▽

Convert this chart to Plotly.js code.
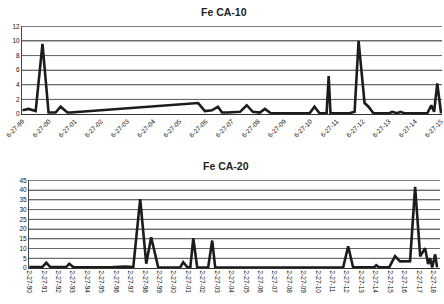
<!DOCTYPE html>
<html>
<head>
<meta charset="utf-8">
<script src="https://cdn.plot.ly/plotly-3.0.1.min.js"></script>
<style>
html,body{margin:0;padding:0;background:#fff;}
.c{width:444px;height:152px;}
</style>
</head>
<body>
<div id="top" class="c"></div>
<div id="bottom" class="c"></div>
<script>
// Fe CA-10 series
var ca10Dates = ['1999-06-27','1999-09-20','1999-12-28','2000-04-01','2000-06-25','2000-10-01','2000-12-10','2001-03-15','2001-04-28','2006-03-15','2006-06-17','2006-09-24','2006-12-16','2007-02-10','2007-05-05','2007-10-20','2008-01-22','2008-04-16','2008-07-23','2008-10-01','2008-12-24','2009-09-13','2010-06-17','2010-08-25','2010-11-03','2011-02-10','2011-03-11','2011-04-05','2011-12-24','2012-03-07','2012-05-01','2012-07-24','2012-09-17','2012-11-25','2013-07-05','2013-08-14','2013-10-23','2013-12-06','2014-01-30','2014-12-17','2015-02-10','2015-03-22','2015-05-05','2015-06-27'];
var ca10Values = [0.5,0.7,0.4,9.6,0.2,0.2,1.0,0.2,0.2,1.5,0.4,0.5,1.0,0.2,0.2,0.3,1.2,0.3,0.2,0.7,0.1,0.1,0.1,1.0,0.1,0.1,5.2,0.1,0.1,0.3,10.0,1.5,1.0,0.1,0.1,0.3,0.1,0.3,0.1,0.1,1.2,0.3,4.2,0.1];
var ca10TickVals = ['1999-06-27','2000-06-27','2001-06-27','2002-06-27','2003-06-27','2004-06-27','2005-06-27','2006-06-27','2007-06-27','2008-06-27','2009-06-27','2010-06-27','2011-06-27','2012-06-27','2013-06-27','2014-06-27','2015-06-27'];
var ca10TickText = ['6-27-99','6-27-00','6-27-01','6-27-02','6-27-03','6-27-04','6-27-05','6-27-06','6-27-07','6-27-08','6-27-09','6-27-10','6-27-11','6-27-12','6-27-13','6-27-14','6-27-15'];
var ca10YTicks = [0,2,4,6,8,10,12];

// Fe CA-20 series
var ca20Dates = ['1990-02-27','1991-01-22','1991-05-04','1991-08-14','1992-09-20','1992-12-05','1993-03-18','1995-10-08','1996-10-23','1997-05-15','1997-11-06','1998-04-08','1998-08-11','1999-02-06','2000-08-14','2000-10-30','2001-02-10','2001-04-28','2001-07-13','2001-10-20','2002-07-23','2002-11-03','2003-01-19','2004-12-02','2005-06-01','2011-12-02','2012-04-08','2012-08-11','2014-01-26','2014-03-18','2014-06-03','2015-02-10','2015-07-08','2015-11-13','2016-07-23','2016-11-28','2017-04-05','2017-08-08','2017-10-23','2017-12-14','2018-02-03','2018-04-20','2018-06-07'];
var ca20Values = [0.5,0.5,2.7,0.5,0.5,2.2,0.5,0.3,0.8,0.5,35.4,2.2,15.8,0.2,0.3,3.0,0.5,0.3,15.3,0.2,0.2,14.1,0.2,0.5,0.2,0.2,11.2,0.3,0.3,1.4,0.3,0.3,6.1,3.4,3.5,41.7,6.0,10.2,2.0,5.0,0.3,7.0,0.3];
var ca20Years = [1990,1991,1992,1993,1994,1995,1996,1997,1998,1999,2000,2001,2002,2003,2004,2005,2006,2007,2008,2009,2010,2011,2012,2013,2014,2015,2016,2017,2018];
var ca20TickText = ['2-27-90','2-27-91','2-27-92','2-27-93','2-27-94','2-27-95','2-27-96','2-27-97','2-27-98','2-27-99','2-27-00','2-27-01','2-27-02','2-27-03','2-27-04','2-27-05','2-27-06','2-27-07','2-27-08','2-27-09','2-27-10','2-27-11','2-27-12','2-27-13','2-27-14','2-27-15','2-27-16','2-27-17','2-27-18'];
var ca20TickVals = ca20Years.map(function(y){ return y + '-02-27'; });
var ca20YTicks = [0,5,10,15,20,25,30,35,40,45];

var lineStyle = {color:'#1c1c1c', width:2.6};
var tickFont = {family:'Liberation Sans, Arial, sans-serif', size:6.5, color:'#111'};
var gridCol = '#6a6a6a';
var cfg = {displayModeBar:false, staticPlot:true};

// horizontal grid lines placed through the y scale at each tick value
function gridShapes(vals){
  return vals.filter(function(v){ return v !== 0; }).map(function(v){
    return {type:'line', xref:'paper', x0:0, x1:1, yref:'y', y0:v, y1:v,
            line:{color:gridCol, width:1}, layer:'below'};
  });
}

function makeLayout(opts){
  return {
    width:444, height:152,
    margin: opts.margin,
    showlegend:false,
    font:{family:'Liberation Sans, Arial, sans-serif', color:'#222'},
    xaxis:{
      type:'date', range: opts.xrange,
      tickmode:'array', tickvals: opts.tickvals, ticktext: opts.ticktext,
      tickangle: opts.tickangle, tickfont: tickFont, ticklabeloverflow:'allow',
      showgrid:false, zeroline:false,
      showline:true, linecolor:'#333', linewidth:1.2,
      ticks:'', fixedrange:true
    },
    yaxis:{
      range: opts.yrange,
      tickmode:'array', tickvals: opts.yticks,
      tickfont: tickFont,
      showgrid:true, gridcolor:gridCol, gridwidth:1,
      zeroline:false, showline:true, linecolor:'#444', linewidth:1,
      ticks:'', fixedrange:true
    },
    shapes: gridShapes(opts.yticks),
    annotations:[
      {text:'<b>' + opts.title + '</b>', xref:'paper', yref:'paper', x:0.48, y:1, yshift:14, xanchor:'center', yanchor:'middle', showarrow:false, font:{size:10.5, color:'#222'}}
    ]
  };
}

Plotly.newPlot('top',
  [{x: ca10Dates, y: ca10Values, type:'scatter', mode:'lines', line: lineStyle, hoverinfo:'none'}],
  makeLayout({margin:{l:22, r:2, t:26, b:38}, xrange:['1999-06-20','2015-07-10'], tickvals:ca10TickVals, ticktext:ca10TickText, tickangle:-45, yrange:[0,12.05], yticks:ca10YTicks, title:'Fe CA-10'}),
  cfg);

Plotly.newPlot('bottom',
  [{x: ca20Dates, y: ca20Values, type:'scatter', mode:'lines', line: lineStyle, hoverinfo:'none'}],
  makeLayout({margin:{l:29, r:4, t:28, b:36}, xrange:['1990-02-20','2018-08-20'], tickvals:ca20TickVals, ticktext:ca20TickText, tickangle:90, yrange:[0,45.2], yticks:ca20YTicks, title:'Fe CA-20'}),
  cfg);
</script>
</body>
</html>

△

WORK TO DO => Reproduce every line exactly and omit all pictures.

FINAL ANSWER =>
Convert this chart to Plotly.js code.
<!DOCTYPE html>
<html>
<head>
<meta charset="utf-8">
<script src="https://cdn.plot.ly/plotly-3.0.1.min.js"></script>
<style>
html,body{margin:0;padding:0;background:#fff;}
.c{width:444px;height:152px;}
</style>
</head>
<body>
<div id="top" class="c"></div>
<div id="bottom" class="c"></div>
<script>
// Fe CA-10 series
var ca10Dates = ['1999-06-27','1999-09-20','1999-12-28','2000-04-01','2000-06-25','2000-10-01','2000-12-10','2001-03-15','2001-04-28','2006-03-15','2006-06-17','2006-09-24','2006-12-16','2007-02-10','2007-05-05','2007-10-20','2008-01-22','2008-04-16','2008-07-23','2008-10-01','2008-12-24','2009-09-13','2010-06-17','2010-08-25','2010-11-03','2011-02-10','2011-03-11','2011-04-05','2011-12-24','2012-03-07','2012-05-01','2012-07-24','2012-09-17','2012-11-25','2013-07-05','2013-08-14','2013-10-23','2013-12-06','2014-01-30','2014-12-17','2015-02-10','2015-03-22','2015-05-05','2015-06-27'];
var ca10Values = [0.5,0.7,0.4,9.6,0.2,0.2,1.0,0.2,0.2,1.5,0.4,0.5,1.0,0.2,0.2,0.3,1.2,0.3,0.2,0.7,0.1,0.1,0.1,1.0,0.1,0.1,5.2,0.1,0.1,0.3,10.0,1.5,1.0,0.1,0.1,0.3,0.1,0.3,0.1,0.1,1.2,0.3,4.2,0.1];
var ca10TickVals = ['1999-06-27','2000-06-27','2001-06-27','2002-06-27','2003-06-27','2004-06-27','2005-06-27','2006-06-27','2007-06-27','2008-06-27','2009-06-27','2010-06-27','2011-06-27','2012-06-27','2013-06-27','2014-06-27','2015-06-27'];
var ca10TickText = ['6-27-99','6-27-00','6-27-01','6-27-02','6-27-03','6-27-04','6-27-05','6-27-06','6-27-07','6-27-08','6-27-09','6-27-10','6-27-11','6-27-12','6-27-13','6-27-14','6-27-15'];
var ca10YTicks = [0,2,4,6,8,10,12];

// Fe CA-20 series
var ca20Dates = ['1990-02-27','1991-01-22','1991-05-04','1991-08-14','1992-09-20','1992-12-05','1993-03-18','1995-10-08','1996-10-23','1997-05-15','1997-11-06','1998-04-08','1998-08-11','1999-02-06','2000-08-14','2000-10-30','2001-02-10','2001-04-28','2001-07-13','2001-10-20','2002-07-23','2002-11-03','2003-01-19','2004-12-02','2005-06-01','2011-12-02','2012-04-08','2012-08-11','2014-01-26','2014-03-18','2014-06-03','2015-02-10','2015-07-08','2015-11-13','2016-07-23','2016-11-28','2017-04-05','2017-08-08','2017-10-23','2017-12-14','2018-02-03','2018-04-20','2018-06-07'];
var ca20Values = [0.5,0.5,2.7,0.5,0.5,2.2,0.5,0.3,0.8,0.5,35.4,2.2,15.8,0.2,0.3,3.0,0.5,0.3,15.3,0.2,0.2,14.1,0.2,0.5,0.2,0.2,11.2,0.3,0.3,1.4,0.3,0.3,6.1,3.4,3.5,41.7,6.0,10.2,2.0,5.0,0.3,7.0,0.3];
var ca20Years = [1990,1991,1992,1993,1994,1995,1996,1997,1998,1999,2000,2001,2002,2003,2004,2005,2006,2007,2008,2009,2010,2011,2012,2013,2014,2015,2016,2017,2018];
var ca20TickText = ['2-27-90','2-27-91','2-27-92','2-27-93','2-27-94','2-27-95','2-27-96','2-27-97','2-27-98','2-27-99','2-27-00','2-27-01','2-27-02','2-27-03','2-27-04','2-27-05','2-27-06','2-27-07','2-27-08','2-27-09','2-27-10','2-27-11','2-27-12','2-27-13','2-27-14','2-27-15','2-27-16','2-27-17','2-27-18'];
var ca20TickVals = ca20Years.map(function(y){ return y + '-02-27'; });
var ca20YTicks = [0,5,10,15,20,25,30,35,40,45];

var lineStyle = {color:'#1c1c1c', width:2.6};
var tickFont = {family:'Liberation Sans, Arial, sans-serif', size:6.5, color:'#111'};
var gridCol = '#6a6a6a';
var cfg = {displayModeBar:false, staticPlot:true};

// horizontal grid lines placed through the y scale at each tick value
function gridShapes(vals){
  return vals.filter(function(v){ return v !== 0; }).map(function(v){
    return {type:'line', xref:'paper', x0:0, x1:1, yref:'y', y0:v, y1:v,
            line:{color:gridCol, width:1}, layer:'below'};
  });
}

function makeLayout(opts){
  return {
    width:444, height:152,
    margin: opts.margin,
    showlegend:false,
    font:{family:'Liberation Sans, Arial, sans-serif', color:'#222'},
    xaxis:{
      type:'date', range: opts.xrange,
      tickmode:'array', tickvals: opts.tickvals, ticktext: opts.ticktext,
      tickangle: opts.tickangle, tickfont: tickFont, ticklabeloverflow:'allow',
      showgrid:false, zeroline:false,
      showline:true, linecolor:'#333', linewidth:1.2,
      ticks:'', fixedrange:true
    },
    yaxis:{
      range: opts.yrange,
      tickmode:'array', tickvals: opts.yticks,
      tickfont: tickFont,
      showgrid:true, gridcolor:gridCol, gridwidth:1,
      zeroline:false, showline:true, linecolor:'#444', linewidth:1,
      ticks:'', fixedrange:true
    },
    shapes: gridShapes(opts.yticks),
    annotations:[
      {text:'<b>' + opts.title + '</b>', xref:'paper', yref:'paper', x:0.48, y:1, yshift:14, xanchor:'center', yanchor:'middle', showarrow:false, font:{size:10.5, color:'#222'}}
    ]
  };
}

Plotly.newPlot('top',
  [{x: ca10Dates, y: ca10Values, type:'scatter', mode:'lines', line: lineStyle, hoverinfo:'none'}],
  makeLayout({margin:{l:22, r:2, t:26, b:38}, xrange:['1999-06-20','2015-07-10'], tickvals:ca10TickVals, ticktext:ca10TickText, tickangle:-45, yrange:[0,12.05], yticks:ca10YTicks, title:'Fe CA-10'}),
  cfg);

Plotly.newPlot('bottom',
  [{x: ca20Dates, y: ca20Values, type:'scatter', mode:'lines', line: lineStyle, hoverinfo:'none'}],
  makeLayout({margin:{l:29, r:4, t:28, b:36}, xrange:['1990-02-20','2018-08-20'], tickvals:ca20TickVals, ticktext:ca20TickText, tickangle:90, yrange:[0,45.2], yticks:ca20YTicks, title:'Fe CA-20'}),
  cfg);
</script>
</body>
</html>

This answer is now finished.